## [EXTRACTED RECORDS]

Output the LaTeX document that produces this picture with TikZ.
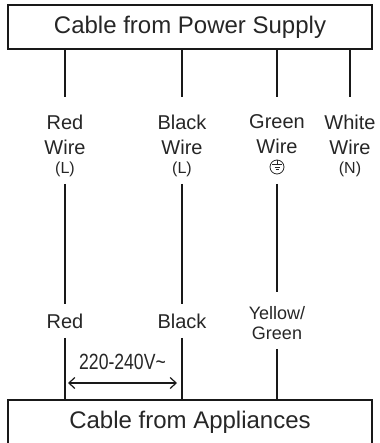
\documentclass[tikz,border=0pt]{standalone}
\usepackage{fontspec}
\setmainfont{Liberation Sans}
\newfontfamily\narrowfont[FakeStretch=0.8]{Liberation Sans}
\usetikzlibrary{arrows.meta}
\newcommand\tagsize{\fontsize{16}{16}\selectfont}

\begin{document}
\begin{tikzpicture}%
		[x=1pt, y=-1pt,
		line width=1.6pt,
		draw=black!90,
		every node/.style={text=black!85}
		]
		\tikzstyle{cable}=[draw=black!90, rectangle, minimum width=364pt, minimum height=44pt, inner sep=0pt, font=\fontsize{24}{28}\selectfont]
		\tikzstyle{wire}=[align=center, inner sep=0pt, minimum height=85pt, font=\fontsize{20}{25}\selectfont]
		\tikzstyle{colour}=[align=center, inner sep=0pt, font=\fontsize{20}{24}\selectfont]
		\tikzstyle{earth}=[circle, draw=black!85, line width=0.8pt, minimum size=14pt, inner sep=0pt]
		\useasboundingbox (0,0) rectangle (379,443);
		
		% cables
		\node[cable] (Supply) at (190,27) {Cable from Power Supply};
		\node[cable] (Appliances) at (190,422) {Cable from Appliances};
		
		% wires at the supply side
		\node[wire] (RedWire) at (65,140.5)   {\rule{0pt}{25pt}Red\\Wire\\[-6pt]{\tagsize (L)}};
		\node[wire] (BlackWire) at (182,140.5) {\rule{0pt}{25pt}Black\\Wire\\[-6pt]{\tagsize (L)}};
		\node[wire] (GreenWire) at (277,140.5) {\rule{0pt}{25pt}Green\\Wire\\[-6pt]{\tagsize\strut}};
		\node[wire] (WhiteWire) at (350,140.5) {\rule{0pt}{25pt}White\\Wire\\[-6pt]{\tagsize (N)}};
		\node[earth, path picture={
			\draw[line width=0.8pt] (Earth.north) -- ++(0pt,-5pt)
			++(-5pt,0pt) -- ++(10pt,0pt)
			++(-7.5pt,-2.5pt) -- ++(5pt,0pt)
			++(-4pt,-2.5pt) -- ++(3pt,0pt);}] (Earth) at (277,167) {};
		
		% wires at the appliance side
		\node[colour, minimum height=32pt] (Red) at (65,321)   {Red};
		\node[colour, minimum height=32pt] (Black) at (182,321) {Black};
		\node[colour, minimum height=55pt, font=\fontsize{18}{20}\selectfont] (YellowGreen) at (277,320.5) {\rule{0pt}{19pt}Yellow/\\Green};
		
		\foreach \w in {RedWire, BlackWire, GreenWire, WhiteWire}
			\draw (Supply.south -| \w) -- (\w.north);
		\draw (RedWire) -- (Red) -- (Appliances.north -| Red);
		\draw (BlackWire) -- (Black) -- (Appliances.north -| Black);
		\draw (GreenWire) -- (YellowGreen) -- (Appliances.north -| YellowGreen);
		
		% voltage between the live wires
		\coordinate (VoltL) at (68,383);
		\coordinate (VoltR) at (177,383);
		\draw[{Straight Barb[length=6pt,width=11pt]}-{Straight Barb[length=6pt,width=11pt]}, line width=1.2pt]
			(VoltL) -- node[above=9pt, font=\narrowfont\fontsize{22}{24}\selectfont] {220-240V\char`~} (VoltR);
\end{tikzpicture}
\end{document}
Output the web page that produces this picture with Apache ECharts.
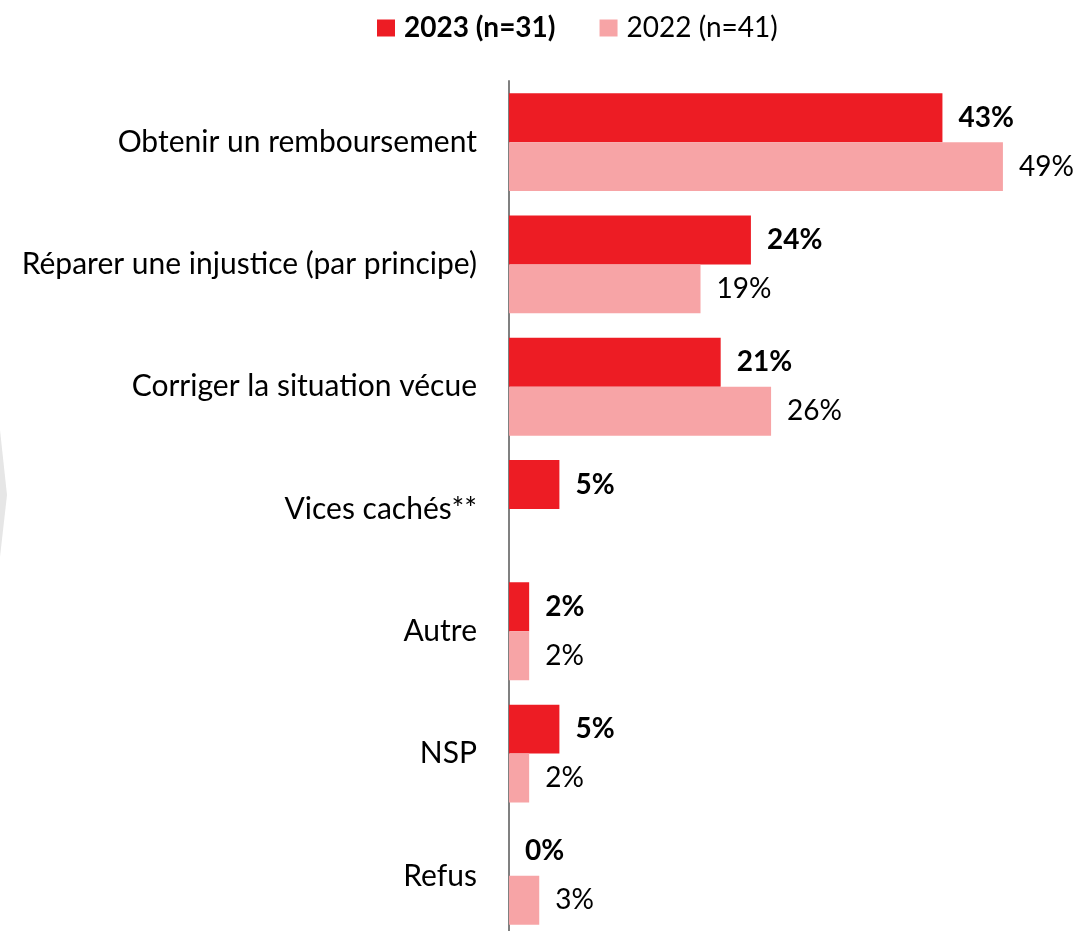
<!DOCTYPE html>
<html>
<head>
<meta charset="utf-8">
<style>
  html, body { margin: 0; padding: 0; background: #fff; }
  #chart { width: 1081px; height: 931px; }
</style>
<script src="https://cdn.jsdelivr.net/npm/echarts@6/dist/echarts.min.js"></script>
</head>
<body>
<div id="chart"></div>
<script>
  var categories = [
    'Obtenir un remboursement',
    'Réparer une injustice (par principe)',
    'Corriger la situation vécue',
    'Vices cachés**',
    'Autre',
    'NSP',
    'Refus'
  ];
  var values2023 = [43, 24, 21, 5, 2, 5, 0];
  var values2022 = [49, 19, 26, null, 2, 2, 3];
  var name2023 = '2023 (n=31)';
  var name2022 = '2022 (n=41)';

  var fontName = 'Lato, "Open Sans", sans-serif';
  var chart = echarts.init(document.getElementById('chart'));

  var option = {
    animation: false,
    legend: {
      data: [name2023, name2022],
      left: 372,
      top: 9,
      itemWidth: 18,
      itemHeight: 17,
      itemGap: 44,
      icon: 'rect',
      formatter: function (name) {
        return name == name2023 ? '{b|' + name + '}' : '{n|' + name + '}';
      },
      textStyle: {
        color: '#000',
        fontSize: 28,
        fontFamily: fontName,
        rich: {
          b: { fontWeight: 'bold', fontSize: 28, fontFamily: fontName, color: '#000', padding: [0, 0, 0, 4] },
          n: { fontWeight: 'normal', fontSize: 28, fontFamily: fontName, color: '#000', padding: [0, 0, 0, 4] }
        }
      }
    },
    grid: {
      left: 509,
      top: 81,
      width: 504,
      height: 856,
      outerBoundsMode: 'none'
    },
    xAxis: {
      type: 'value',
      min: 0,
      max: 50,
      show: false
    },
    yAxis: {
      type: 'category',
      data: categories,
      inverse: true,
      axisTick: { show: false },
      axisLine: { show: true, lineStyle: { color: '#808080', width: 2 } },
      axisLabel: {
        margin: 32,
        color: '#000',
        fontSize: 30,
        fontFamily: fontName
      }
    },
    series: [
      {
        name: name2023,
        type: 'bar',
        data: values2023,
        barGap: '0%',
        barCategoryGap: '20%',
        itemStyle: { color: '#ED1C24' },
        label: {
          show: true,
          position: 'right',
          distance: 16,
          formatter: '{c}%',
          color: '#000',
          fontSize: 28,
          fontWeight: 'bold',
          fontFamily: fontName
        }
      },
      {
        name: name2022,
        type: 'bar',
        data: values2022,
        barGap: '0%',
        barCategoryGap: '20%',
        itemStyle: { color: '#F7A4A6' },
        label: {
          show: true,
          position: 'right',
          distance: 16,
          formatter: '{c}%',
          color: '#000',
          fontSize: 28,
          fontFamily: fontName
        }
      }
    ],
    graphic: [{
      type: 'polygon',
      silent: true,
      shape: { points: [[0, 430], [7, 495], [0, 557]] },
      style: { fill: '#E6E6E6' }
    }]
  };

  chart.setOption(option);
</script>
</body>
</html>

## [AIM]
Return only the lines running from the top of the data to the line that holds "(0,0) rectangle (379,443);". Include both of those lines, but skip the pictures.

## [ANSWER FOR THE TASK]
Output the LaTeX document that produces this picture with TikZ.
\documentclass[tikz,border=0pt]{standalone}
\usepackage{fontspec}
\setmainfont{Liberation Sans}
\newfontfamily\narrowfont[FakeStretch=0.8]{Liberation Sans}
\usetikzlibrary{arrows.meta}
\newcommand\tagsize{\fontsize{16}{16}\selectfont}

\begin{document}
\begin{tikzpicture}%
		[x=1pt, y=-1pt,
		line width=1.6pt,
		draw=black!90,
		every node/.style={text=black!85}
		]
		\tikzstyle{cable}=[draw=black!90, rectangle, minimum width=364pt, minimum height=44pt, inner sep=0pt, font=\fontsize{24}{28}\selectfont]
		\tikzstyle{wire}=[align=center, inner sep=0pt, minimum height=85pt, font=\fontsize{20}{25}\selectfont]
		\tikzstyle{colour}=[align=center, inner sep=0pt, font=\fontsize{20}{24}\selectfont]
		\tikzstyle{earth}=[circle, draw=black!85, line width=0.8pt, minimum size=14pt, inner sep=0pt]
		\useasboundingbox (0,0) rectangle (379,443);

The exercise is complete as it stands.